-- WHAT YOU HAVE TO DO --
Make an exact copy of the lines, leaving the pictures out.

Start

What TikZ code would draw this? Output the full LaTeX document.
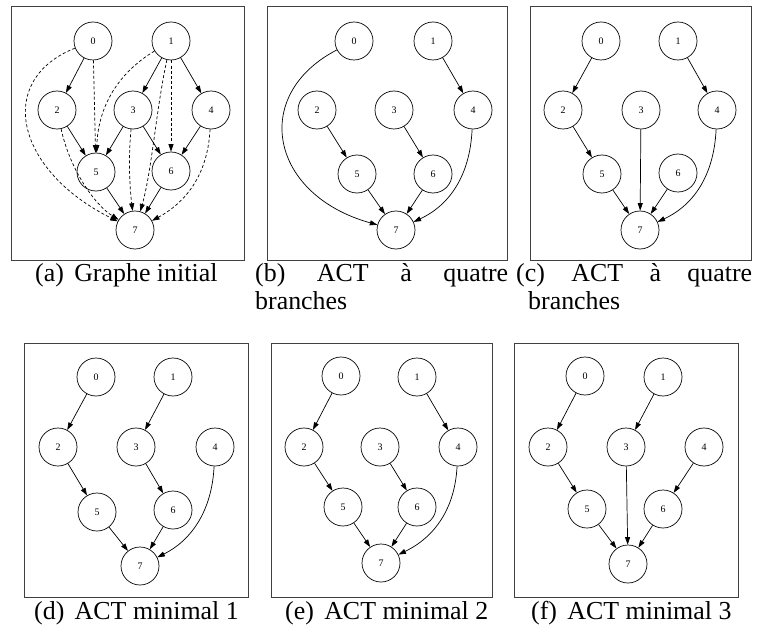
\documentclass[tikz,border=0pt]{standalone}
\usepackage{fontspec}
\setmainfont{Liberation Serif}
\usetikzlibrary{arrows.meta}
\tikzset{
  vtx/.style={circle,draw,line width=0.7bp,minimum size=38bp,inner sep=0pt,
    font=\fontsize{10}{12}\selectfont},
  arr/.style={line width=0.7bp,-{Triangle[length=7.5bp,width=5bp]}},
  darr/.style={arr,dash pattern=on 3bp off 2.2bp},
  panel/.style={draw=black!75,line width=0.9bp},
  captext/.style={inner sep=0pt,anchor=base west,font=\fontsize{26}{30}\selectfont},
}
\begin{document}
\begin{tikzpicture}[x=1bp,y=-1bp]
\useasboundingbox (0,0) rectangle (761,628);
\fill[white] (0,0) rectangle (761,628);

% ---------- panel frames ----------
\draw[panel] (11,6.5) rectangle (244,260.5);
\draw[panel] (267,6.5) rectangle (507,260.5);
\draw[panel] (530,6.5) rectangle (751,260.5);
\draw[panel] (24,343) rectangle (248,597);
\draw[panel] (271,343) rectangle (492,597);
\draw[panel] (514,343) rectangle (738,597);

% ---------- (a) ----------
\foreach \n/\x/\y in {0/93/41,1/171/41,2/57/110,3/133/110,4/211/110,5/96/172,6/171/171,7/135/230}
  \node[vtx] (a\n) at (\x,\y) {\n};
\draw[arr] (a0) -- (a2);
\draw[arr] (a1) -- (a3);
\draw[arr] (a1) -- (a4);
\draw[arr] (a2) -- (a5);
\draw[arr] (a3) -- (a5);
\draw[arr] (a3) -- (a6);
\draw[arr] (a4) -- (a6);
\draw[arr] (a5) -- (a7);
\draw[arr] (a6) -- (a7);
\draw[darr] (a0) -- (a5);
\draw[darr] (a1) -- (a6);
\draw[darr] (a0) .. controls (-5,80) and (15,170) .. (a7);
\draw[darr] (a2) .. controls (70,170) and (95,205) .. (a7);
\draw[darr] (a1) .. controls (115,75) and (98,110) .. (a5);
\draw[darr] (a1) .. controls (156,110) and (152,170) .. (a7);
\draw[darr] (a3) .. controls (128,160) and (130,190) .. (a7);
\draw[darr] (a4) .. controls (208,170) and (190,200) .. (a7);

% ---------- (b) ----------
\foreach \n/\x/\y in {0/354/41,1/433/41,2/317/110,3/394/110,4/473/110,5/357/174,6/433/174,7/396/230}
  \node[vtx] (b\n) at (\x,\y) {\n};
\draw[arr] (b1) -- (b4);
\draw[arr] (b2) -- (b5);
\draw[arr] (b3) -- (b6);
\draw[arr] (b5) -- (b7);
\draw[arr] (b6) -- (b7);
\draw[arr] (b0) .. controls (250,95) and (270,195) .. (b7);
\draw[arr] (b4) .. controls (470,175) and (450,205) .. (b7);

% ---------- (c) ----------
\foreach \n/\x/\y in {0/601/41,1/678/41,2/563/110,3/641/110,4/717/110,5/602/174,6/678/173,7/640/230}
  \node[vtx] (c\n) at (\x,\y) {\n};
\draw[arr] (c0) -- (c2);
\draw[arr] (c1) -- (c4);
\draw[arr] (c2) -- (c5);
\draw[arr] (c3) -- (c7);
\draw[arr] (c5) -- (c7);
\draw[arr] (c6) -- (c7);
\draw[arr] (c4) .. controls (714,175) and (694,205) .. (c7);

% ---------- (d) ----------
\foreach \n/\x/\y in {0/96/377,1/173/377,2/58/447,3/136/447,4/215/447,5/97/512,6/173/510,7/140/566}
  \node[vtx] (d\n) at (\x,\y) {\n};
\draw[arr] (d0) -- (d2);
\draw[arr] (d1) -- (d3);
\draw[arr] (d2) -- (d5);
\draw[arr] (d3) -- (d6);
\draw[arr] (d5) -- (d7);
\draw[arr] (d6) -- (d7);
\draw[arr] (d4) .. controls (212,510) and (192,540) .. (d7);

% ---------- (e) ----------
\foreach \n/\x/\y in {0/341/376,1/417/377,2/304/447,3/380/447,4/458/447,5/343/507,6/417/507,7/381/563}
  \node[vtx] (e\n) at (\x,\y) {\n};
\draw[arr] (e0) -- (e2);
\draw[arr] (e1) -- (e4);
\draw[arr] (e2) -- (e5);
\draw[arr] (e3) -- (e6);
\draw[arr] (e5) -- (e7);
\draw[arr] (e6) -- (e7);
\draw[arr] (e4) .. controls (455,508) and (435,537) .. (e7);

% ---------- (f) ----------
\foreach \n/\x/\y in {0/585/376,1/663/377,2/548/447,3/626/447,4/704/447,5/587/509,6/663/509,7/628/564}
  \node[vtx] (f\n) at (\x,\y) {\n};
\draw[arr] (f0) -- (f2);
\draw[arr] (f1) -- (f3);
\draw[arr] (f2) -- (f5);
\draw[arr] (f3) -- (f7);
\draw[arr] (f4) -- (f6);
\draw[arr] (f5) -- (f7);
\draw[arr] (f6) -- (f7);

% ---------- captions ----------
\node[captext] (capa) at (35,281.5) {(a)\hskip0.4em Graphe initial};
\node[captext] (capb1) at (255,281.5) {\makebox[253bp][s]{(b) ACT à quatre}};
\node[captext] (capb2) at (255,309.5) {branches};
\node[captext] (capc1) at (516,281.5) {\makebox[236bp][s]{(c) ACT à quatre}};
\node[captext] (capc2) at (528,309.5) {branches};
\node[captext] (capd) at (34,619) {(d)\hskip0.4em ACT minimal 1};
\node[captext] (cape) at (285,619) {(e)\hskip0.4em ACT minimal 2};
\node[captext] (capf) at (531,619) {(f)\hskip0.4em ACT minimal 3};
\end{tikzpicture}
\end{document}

End

-- SOLUTION BELOW --
What TikZ code would draw this? Output the full LaTeX document.
\documentclass[tikz,border=0pt]{standalone}
\usepackage{fontspec}
\setmainfont{Liberation Serif}
\usetikzlibrary{arrows.meta}
\tikzset{
  vtx/.style={circle,draw,line width=0.7bp,minimum size=38bp,inner sep=0pt,
    font=\fontsize{10}{12}\selectfont},
  arr/.style={line width=0.7bp,-{Triangle[length=7.5bp,width=5bp]}},
  darr/.style={arr,dash pattern=on 3bp off 2.2bp},
  panel/.style={draw=black!75,line width=0.9bp},
  captext/.style={inner sep=0pt,anchor=base west,font=\fontsize{26}{30}\selectfont},
}
\begin{document}
\begin{tikzpicture}[x=1bp,y=-1bp]
\useasboundingbox (0,0) rectangle (761,628);
\fill[white] (0,0) rectangle (761,628);

% ---------- panel frames ----------
\draw[panel] (11,6.5) rectangle (244,260.5);
\draw[panel] (267,6.5) rectangle (507,260.5);
\draw[panel] (530,6.5) rectangle (751,260.5);
\draw[panel] (24,343) rectangle (248,597);
\draw[panel] (271,343) rectangle (492,597);
\draw[panel] (514,343) rectangle (738,597);

% ---------- (a) ----------
\foreach \n/\x/\y in {0/93/41,1/171/41,2/57/110,3/133/110,4/211/110,5/96/172,6/171/171,7/135/230}
  \node[vtx] (a\n) at (\x,\y) {\n};
\draw[arr] (a0) -- (a2);
\draw[arr] (a1) -- (a3);
\draw[arr] (a1) -- (a4);
\draw[arr] (a2) -- (a5);
\draw[arr] (a3) -- (a5);
\draw[arr] (a3) -- (a6);
\draw[arr] (a4) -- (a6);
\draw[arr] (a5) -- (a7);
\draw[arr] (a6) -- (a7);
\draw[darr] (a0) -- (a5);
\draw[darr] (a1) -- (a6);
\draw[darr] (a0) .. controls (-5,80) and (15,170) .. (a7);
\draw[darr] (a2) .. controls (70,170) and (95,205) .. (a7);
\draw[darr] (a1) .. controls (115,75) and (98,110) .. (a5);
\draw[darr] (a1) .. controls (156,110) and (152,170) .. (a7);
\draw[darr] (a3) .. controls (128,160) and (130,190) .. (a7);
\draw[darr] (a4) .. controls (208,170) and (190,200) .. (a7);

% ---------- (b) ----------
\foreach \n/\x/\y in {0/354/41,1/433/41,2/317/110,3/394/110,4/473/110,5/357/174,6/433/174,7/396/230}
  \node[vtx] (b\n) at (\x,\y) {\n};
\draw[arr] (b1) -- (b4);
\draw[arr] (b2) -- (b5);
\draw[arr] (b3) -- (b6);
\draw[arr] (b5) -- (b7);
\draw[arr] (b6) -- (b7);
\draw[arr] (b0) .. controls (250,95) and (270,195) .. (b7);
\draw[arr] (b4) .. controls (470,175) and (450,205) .. (b7);

% ---------- (c) ----------
\foreach \n/\x/\y in {0/601/41,1/678/41,2/563/110,3/641/110,4/717/110,5/602/174,6/678/173,7/640/230}
  \node[vtx] (c\n) at (\x,\y) {\n};
\draw[arr] (c0) -- (c2);
\draw[arr] (c1) -- (c4);
\draw[arr] (c2) -- (c5);
\draw[arr] (c3) -- (c7);
\draw[arr] (c5) -- (c7);
\draw[arr] (c6) -- (c7);
\draw[arr] (c4) .. controls (714,175) and (694,205) .. (c7);

% ---------- (d) ----------
\foreach \n/\x/\y in {0/96/377,1/173/377,2/58/447,3/136/447,4/215/447,5/97/512,6/173/510,7/140/566}
  \node[vtx] (d\n) at (\x,\y) {\n};
\draw[arr] (d0) -- (d2);
\draw[arr] (d1) -- (d3);
\draw[arr] (d2) -- (d5);
\draw[arr] (d3) -- (d6);
\draw[arr] (d5) -- (d7);
\draw[arr] (d6) -- (d7);
\draw[arr] (d4) .. controls (212,510) and (192,540) .. (d7);

% ---------- (e) ----------
\foreach \n/\x/\y in {0/341/376,1/417/377,2/304/447,3/380/447,4/458/447,5/343/507,6/417/507,7/381/563}
  \node[vtx] (e\n) at (\x,\y) {\n};
\draw[arr] (e0) -- (e2);
\draw[arr] (e1) -- (e4);
\draw[arr] (e2) -- (e5);
\draw[arr] (e3) -- (e6);
\draw[arr] (e5) -- (e7);
\draw[arr] (e6) -- (e7);
\draw[arr] (e4) .. controls (455,508) and (435,537) .. (e7);

% ---------- (f) ----------
\foreach \n/\x/\y in {0/585/376,1/663/377,2/548/447,3/626/447,4/704/447,5/587/509,6/663/509,7/628/564}
  \node[vtx] (f\n) at (\x,\y) {\n};
\draw[arr] (f0) -- (f2);
\draw[arr] (f1) -- (f3);
\draw[arr] (f2) -- (f5);
\draw[arr] (f3) -- (f7);
\draw[arr] (f4) -- (f6);
\draw[arr] (f5) -- (f7);
\draw[arr] (f6) -- (f7);

% ---------- captions ----------
\node[captext] (capa) at (35,281.5) {(a)\hskip0.4em Graphe initial};
\node[captext] (capb1) at (255,281.5) {\makebox[253bp][s]{(b) ACT à quatre}};
\node[captext] (capb2) at (255,309.5) {branches};
\node[captext] (capc1) at (516,281.5) {\makebox[236bp][s]{(c) ACT à quatre}};
\node[captext] (capc2) at (528,309.5) {branches};
\node[captext] (capd) at (34,619) {(d)\hskip0.4em ACT minimal 1};
\node[captext] (cape) at (285,619) {(e)\hskip0.4em ACT minimal 2};
\node[captext] (capf) at (531,619) {(f)\hskip0.4em ACT minimal 3};
\end{tikzpicture}
\end{document}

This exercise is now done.